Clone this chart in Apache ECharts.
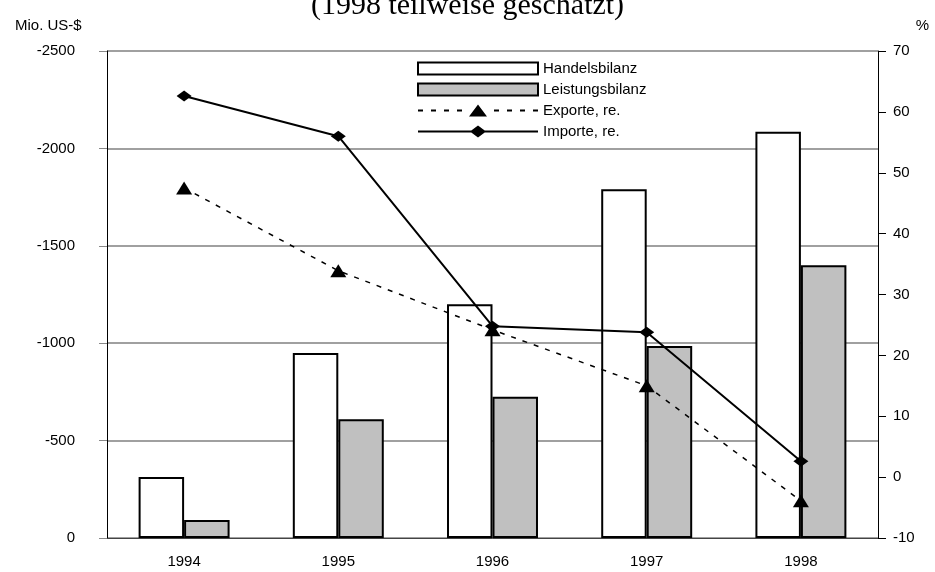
<!DOCTYPE html>
<html>
<head>
<meta charset="utf-8">
<script src="https://cdn.jsdelivr.net/npm/echarts@6/dist/echarts.min.js"></script>
<style>html,body{margin:0;padding:0;background:#fff;}#c{width:935px;height:572px;}</style>
</head>
<body>
<div id="c"></div>
<script>
const categories = ['1994', '1995', '1996', '1997', '1998'];
const handelsbilanz = [-313, -950, -1200, -1790, -2085];
const leistungsbilanz = [-92, -610, -725, -985, -1400];
const exporte = [47.5, 33.9, 24.2, 15.0, -3.9];
const importe = [62.6, 56.0, 24.8, 23.8, 2.6];
const titleText = '(1998 teilweise geschätzt)';
const leftUnit = 'Mio. US-$';
const rightUnit = '%';

const font = 'Liberation Sans, Arial, sans-serif';
const exportIcon = 'path://M0 5h5v2h-5Z M13 5h5v2h-5Z M26 5h5v2h-5Z M39 5h5v2h-5Z M51 12L60 0L69 12Z M76 5h5v2h-5Z M89 5h5v2h-5Z M102 5h5v2h-5Z M115 5h5v2h-5Z';
const importIcon = 'path://M0 5H53.3L60 0L66.7 5H120V7H66.7L60 12L53.3 7H0Z';
const chart = echarts.init(document.getElementById('c'));
chart.setOption({
  backgroundColor: '#fff',
  animation: false,
  title: {
    text: titleText,
    left: 'center',
    top: -14,
    textStyle: { fontFamily: 'Liberation Serif, Times New Roman, serif', fontSize: 30, fontWeight: 'normal', color: '#000' }
  },
  graphic: [
    { type: 'text', left: 15, top: 18, style: { text: leftUnit, font: '15px ' + font, fill: '#000' } },
    { type: 'text', right: 6, top: 18, style: { text: rightUnit, font: '15px ' + font, fill: '#000' } }
  ],
  legend: {
    orient: 'vertical',
    left: 412,
    top: 56,
    itemWidth: 120,
    itemHeight: 12,
    itemGap: 6,
    textStyle: { fontFamily: font, fontSize: 15, color: '#000' },
    data: [
      { name: 'Handelsbilanz', icon: 'rect' },
      { name: 'Leistungsbilanz', icon: 'rect' },
      { name: 'Exporte, re.', icon: exportIcon, itemStyle: { color: '#000', borderWidth: 0 } },
      { name: 'Importe, re.', icon: importIcon, itemStyle: { color: '#000', borderWidth: 0 } }
    ]
  },
  grid: { left: 107, right: 57, top: 51, bottom: 34 },
  xAxis: {
    type: 'category',
    data: categories,
    axisLine: { lineStyle: { color: '#444', width: 1 } },
    axisTick: { length: 8, lineStyle: { color: '#333' } },
    axisLabel: { margin: 16, fontFamily: font, fontSize: 15, color: '#000' }
  },
  yAxis: [
    {
      type: 'value',
      inverse: true,
      min: -2500,
      max: 0,
      interval: 500,
      axisLine: { show: true, lineStyle: { color: '#000', width: 1 } },
      axisTick: { show: true, length: 8, lineStyle: { color: '#888' } },
      splitLine: { show: true, lineStyle: { color: '#a0a0a0', width: 2 } },
      axisLabel: { margin: 32, fontFamily: font, fontSize: 15, color: '#000', formatter: v => String(v) }
    },
    {
      type: 'value',
      min: -10,
      max: 70,
      interval: 10,
      axisLine: { show: true, lineStyle: { color: '#000', width: 1 } },
      axisTick: { show: true, length: 8, lineStyle: { color: '#000' } },
      splitLine: { show: false },
      axisLabel: { margin: 15, fontFamily: font, fontSize: 15, color: '#000', formatter: v => String(v) }
    }
  ],
  series: [
    {
      name: 'Handelsbilanz', type: 'bar', yAxisIndex: 0, data: handelsbilanz,
      barGap: '0%', barCategoryGap: '41%',
      itemStyle: { color: '#fff', borderColor: '#000', borderWidth: 2 }
    },
    {
      name: 'Leistungsbilanz', type: 'bar', yAxisIndex: 0, data: leistungsbilanz,
      barGap: '0%', barCategoryGap: '41%',
      itemStyle: { color: '#c0c0c0', borderColor: '#000', borderWidth: 2 }
    },
    {
      name: 'Exporte, re.', type: 'line', yAxisIndex: 1, data: exporte,
      symbol: 'triangle', symbolSize: [16, 13],
      lineStyle: { color: '#000', width: 1.5, type: [5, 7] },
      itemStyle: { color: '#000' }, z: 5
    },
    {
      name: 'Importe, re.', type: 'line', yAxisIndex: 1, data: importe,
      symbol: 'diamond', symbolSize: [15, 11],
      lineStyle: { color: '#000', width: 2 },
      itemStyle: { color: '#000' }, z: 6
    }
  ]
});
</script>
</body>
</html>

Written exercise
Output exactly the span of lines from the top of the listing through the line holding "const rightUnit = '%';", and leave every picture out.

Finished task
Clone this chart in Apache ECharts.
<!DOCTYPE html>
<html>
<head>
<meta charset="utf-8">
<script src="https://cdn.jsdelivr.net/npm/echarts@6/dist/echarts.min.js"></script>
<style>html,body{margin:0;padding:0;background:#fff;}#c{width:935px;height:572px;}</style>
</head>
<body>
<div id="c"></div>
<script>
const categories = ['1994', '1995', '1996', '1997', '1998'];
const handelsbilanz = [-313, -950, -1200, -1790, -2085];
const leistungsbilanz = [-92, -610, -725, -985, -1400];
const exporte = [47.5, 33.9, 24.2, 15.0, -3.9];
const importe = [62.6, 56.0, 24.8, 23.8, 2.6];
const titleText = '(1998 teilweise geschätzt)';
const leftUnit = 'Mio. US-$';
const rightUnit = '%';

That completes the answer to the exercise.